Devastated after leaving the White House, Van Buren ran for the presidency again in 1844, but he was denied the Democratic nomination, and in 1848 as the nominee of the Free-Soil Party which was opposed to the extension of slavery. His third-party candidacy paved the way for a second Whig, Zachary Taylor, to win the presidential office-a poor outcome for a Democrat.





This is a political cartoon from the 1836 US Presidential Election Campaign.  Martin Van Buren (seated on the left) and William Henry Harrison (seated on the right) play cards.  Jackson is peeking at William Henry Harrison's cards to cheat on behalf of Van Buren and Richard Johnson (Van Buren's running mate) is standing near Martin Van Buren in an effort to assist him to victory. The title of the cartoon reads “All Fours- Important State of the Game- The Knave About to be Lost.”  The term “knave” means; a boy servant; a male servant; a man of humble birth or position; a tricky deceitful fellow.  Van Buren won this election, but lost four years later in 1840 to the same Whig candidate, Harrison.  Explain the meaning of this cartoon in relation to what the title is attempting to get across to the public.
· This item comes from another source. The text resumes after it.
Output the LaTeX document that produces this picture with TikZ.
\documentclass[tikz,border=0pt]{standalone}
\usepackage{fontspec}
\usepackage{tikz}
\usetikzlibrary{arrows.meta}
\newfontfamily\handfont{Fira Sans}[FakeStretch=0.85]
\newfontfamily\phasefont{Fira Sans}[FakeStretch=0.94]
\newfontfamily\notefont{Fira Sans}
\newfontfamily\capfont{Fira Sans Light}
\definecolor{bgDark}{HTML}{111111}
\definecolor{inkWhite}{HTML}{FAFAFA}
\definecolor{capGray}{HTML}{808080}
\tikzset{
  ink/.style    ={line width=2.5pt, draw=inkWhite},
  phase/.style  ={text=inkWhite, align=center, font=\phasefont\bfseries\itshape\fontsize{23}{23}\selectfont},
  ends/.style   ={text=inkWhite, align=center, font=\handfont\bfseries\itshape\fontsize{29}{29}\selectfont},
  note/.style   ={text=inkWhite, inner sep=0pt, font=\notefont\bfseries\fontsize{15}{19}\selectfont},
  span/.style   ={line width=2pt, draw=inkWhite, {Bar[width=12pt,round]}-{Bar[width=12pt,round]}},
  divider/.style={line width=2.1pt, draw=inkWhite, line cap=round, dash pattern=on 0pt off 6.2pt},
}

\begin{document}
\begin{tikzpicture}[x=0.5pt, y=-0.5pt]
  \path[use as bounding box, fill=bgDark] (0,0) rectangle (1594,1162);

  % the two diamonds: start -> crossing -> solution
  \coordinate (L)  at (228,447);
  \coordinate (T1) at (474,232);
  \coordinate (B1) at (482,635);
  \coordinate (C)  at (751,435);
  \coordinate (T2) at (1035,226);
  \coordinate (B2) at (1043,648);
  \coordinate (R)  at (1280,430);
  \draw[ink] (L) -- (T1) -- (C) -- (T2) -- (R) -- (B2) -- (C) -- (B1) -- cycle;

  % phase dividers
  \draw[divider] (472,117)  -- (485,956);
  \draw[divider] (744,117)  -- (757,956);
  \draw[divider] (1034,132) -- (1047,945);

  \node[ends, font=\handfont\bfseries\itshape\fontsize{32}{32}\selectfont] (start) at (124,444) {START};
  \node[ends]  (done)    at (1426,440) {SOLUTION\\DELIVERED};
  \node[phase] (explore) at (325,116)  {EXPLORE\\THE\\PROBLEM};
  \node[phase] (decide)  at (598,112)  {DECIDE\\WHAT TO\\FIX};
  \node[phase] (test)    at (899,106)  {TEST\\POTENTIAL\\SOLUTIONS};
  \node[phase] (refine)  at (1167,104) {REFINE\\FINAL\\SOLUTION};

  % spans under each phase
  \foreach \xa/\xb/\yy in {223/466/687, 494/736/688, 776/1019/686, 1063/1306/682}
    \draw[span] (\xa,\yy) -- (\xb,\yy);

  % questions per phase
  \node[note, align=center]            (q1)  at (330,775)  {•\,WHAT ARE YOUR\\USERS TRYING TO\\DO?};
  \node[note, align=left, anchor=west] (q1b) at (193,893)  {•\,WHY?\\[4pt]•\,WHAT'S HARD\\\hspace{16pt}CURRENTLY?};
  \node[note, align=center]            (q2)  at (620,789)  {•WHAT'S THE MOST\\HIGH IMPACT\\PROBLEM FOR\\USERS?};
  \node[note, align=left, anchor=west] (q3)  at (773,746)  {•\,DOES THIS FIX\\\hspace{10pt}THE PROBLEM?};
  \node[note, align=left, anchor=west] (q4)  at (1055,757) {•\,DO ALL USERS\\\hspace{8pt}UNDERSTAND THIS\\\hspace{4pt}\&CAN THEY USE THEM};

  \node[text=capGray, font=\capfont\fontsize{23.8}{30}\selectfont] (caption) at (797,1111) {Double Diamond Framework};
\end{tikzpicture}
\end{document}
This woodcut is a parody (caricature or exaggeration) of Democratic efforts in 1840 to re-elect incumbent Martin Van Buren in the face of broad popular support for Whig candidate William Henry Harrison.  Note in this cartoon that Martin Van Buren appears locked up in a “log cabin” and that Andrew Jackson attempts to pry him out with a “hickory stick.”  Additionally, names of states appear on the log cabin and the fulcrum for Jackson’s hickory stick is a pile of “NG” which means “no go.”  Recall, from the overview presented, that Van Buren lost his bid for reelection in 1840. Explain this political cartoon and how it relates to the outcome of the US Presidential election of 1840.
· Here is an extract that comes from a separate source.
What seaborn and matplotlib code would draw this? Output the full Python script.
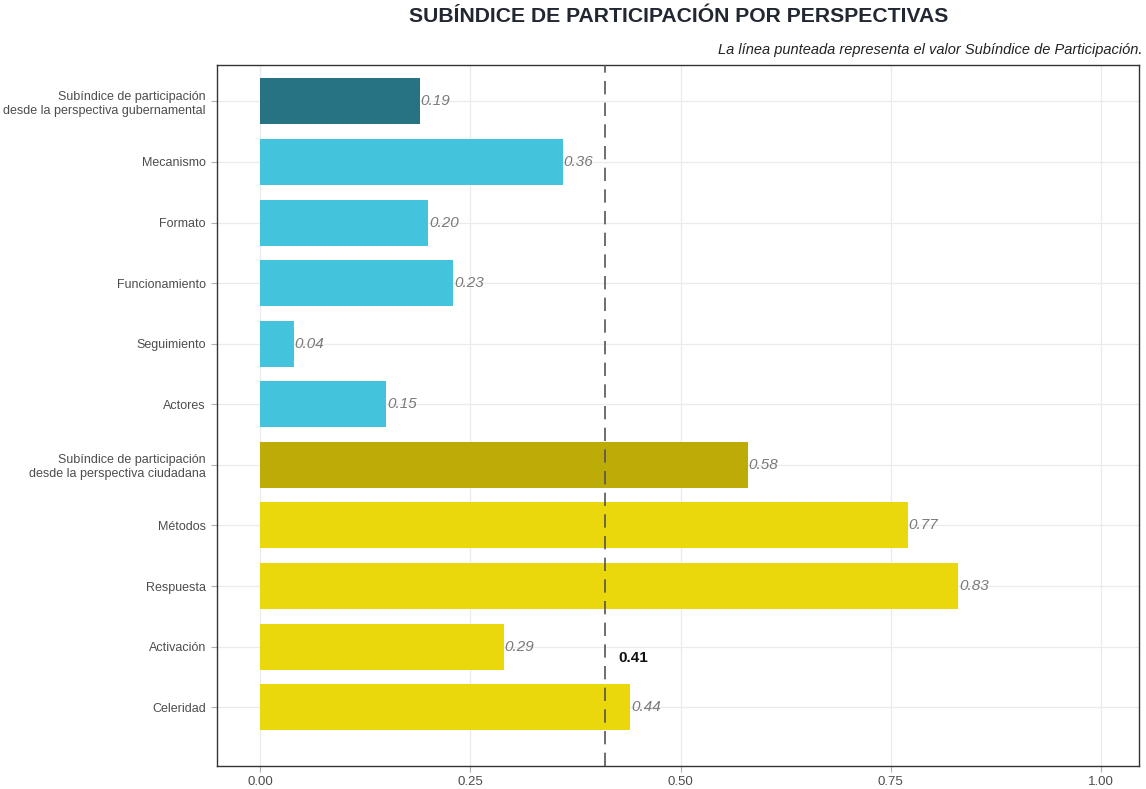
import matplotlib
matplotlib.use("Agg")
import matplotlib.pyplot as plt
import seaborn as sns
import pandas as pd

categorias = [
    "Subíndice de participación\ndesde la perspectiva gubernamental",
    "Mecanismo",
    "Formato",
    "Funcionamiento",
    "Seguimiento",
    "Actores",
    "Subíndice de participación\ndesde la perspectiva ciudadana",
    "Métodos",
    "Respuesta",
    "Activación",
    "Celeridad",
]
valores = [0.19, 0.36, 0.20, 0.23, 0.04, 0.15, 0.58, 0.77, 0.83, 0.29, 0.44]
grupos = ["gob_total", "gob", "gob", "gob", "gob", "gob",
          "ciu_total", "ciu", "ciu", "ciu", "ciu"]
colores = {"gob_total": "#287383", "gob": "#44c3dc",
           "ciu_total": "#bdac07", "ciu": "#ebd80c"}
subindice = 0.41

df = pd.DataFrame({"categoria": categorias, "valor": valores, "grupo": grupos})

sns.set_theme(style="white")
plt.rcParams["font.family"] = ["Liberation Sans", "DejaVu Sans"]

fig = plt.figure(figsize=(11.46, 7.89), dpi=100)
ax = fig.add_axes([217 / 1146, 1 - 766 / 789, (1139 - 217) / 1146, (766 - 65) / 789])

sns.barplot(data=df, y="categoria", x="valor", hue="grupo", palette=colores,
            order=categorias, orient="h", width=0.76, dodge=False,
            legend=False, saturation=1, linewidth=0, ax=ax, zorder=2)

for i, v in enumerate(valores):
    ax.text(v + 0.001, i, f"{v:.2f}", ha="left", va="center",
            fontsize=11, style="italic", color="#7a7a7a", zorder=4)

ax.axvline(subindice, color="#555555", linestyle=(0, (8, 5)), linewidth=1.2, zorder=3)
ax.text(subindice + 0.016, 9.18, f"{subindice:.2f}", ha="left", va="center",
        fontsize=11, fontweight="bold", color="#111111", zorder=4)

ax.set_xlim(-0.051, 1.045)
ax.set_ylim(10.97, -0.6)
ax.set_xticks([0, 0.25, 0.5, 0.75, 1.0])
ax.set_xticklabels(["0.00", "0.25", "0.50", "0.75", "1.00"])
ax.set_xlabel("")
ax.set_ylabel("")

ax.grid(True, color="#ebebeb", linewidth=0.9, zorder=0)
ax.set_axisbelow(True)
for s in ax.spines.values():
    s.set_visible(True)
    s.set_color("#333333")
    s.set_linewidth(1.0)

ax.tick_params(axis="both", which="major", length=4, width=0.8, color="#b0b0b0",
               labelsize=9.5, labelcolor="#4d4d4d", pad=3,
               bottom=True, left=True)
ax.tick_params(axis="y", labelsize=9, pad=4)
for lbl in ax.get_yticklabels():
    lbl.set_multialignment("right")

fig.text(679 / 1146, 1 - 17 / 789, "SUBÍNDICE DE PARTICIPACIÓN POR PERSPECTIVAS",
         ha="center", va="center", fontsize=15.2, fontweight="bold", color="#222831")
fig.text(1143 / 1146, 1 - 50 / 789,
         "La línea punteada representa el valor Subíndice de Participación.",
         ha="right", va="center", fontsize=10.5, style="italic", color="#222222")

fig.savefig("out.png", dpi=100)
This political cartoon was created for the US Presidential election of 1840. The title reads “A Hard Road To Hoe! Or, the White House Turnpike, macadamized by the North Benders.”  Please note in the cartoon the parallels to “hard road” & “hard cider” (which is the alcohol that was many times distributed by Whigs at their political party functions to those people that attended).  The term “macadamized” means to construct or complete a road using a solid foundation.  This cartoon is a crude satire on the obstacles facing Van Buren's reelection effort in 1840. Weighed down by a large bundle labeled "Sub Treasury," Van Buren follows the lead of Andrew Jackson toward the White House. His way is blocked by barrels of "Hard Cider" and log cabins, symbolizing the popular appeal of Harrison's candidacy. In the right distance the Capitol is visible, and in the left distance Van Buren's home at Kinderhook. A mischievous youth stands behind Van Buren thumbing his nose.  It also features "OK" which was coined after Martin Van Buren -- "Old Kinderhook."  Explain why, after being the US President for a term (4 years), Van Buren would need guidance to get reelected as this cartoon suggests.  Keep in mind the economic troubles of 1837 as explained in the overview.






The title of this 1844 political cartoon is “The Little Magician Invoked." – It depicts Martin Van Buren summoning spirits to help his party in the 1844 election.  Martin Van Buren is seated in the middle, to his left is Andrew Jackson, and to his right is the Democratic Party presidential candidate in 1844.  James K. Polk, the Democratic Presidential candidate from Tennessee, stands in front of his vice-presidential candidate, George Mifflin Dallas from Pennsylvania, urging on Van Buren and his magic.  Explain the content of this cartoon and why its author would place two former US Presidents, Andrew Jackson & Martin Van Buren, in it to help Polk win in 1844.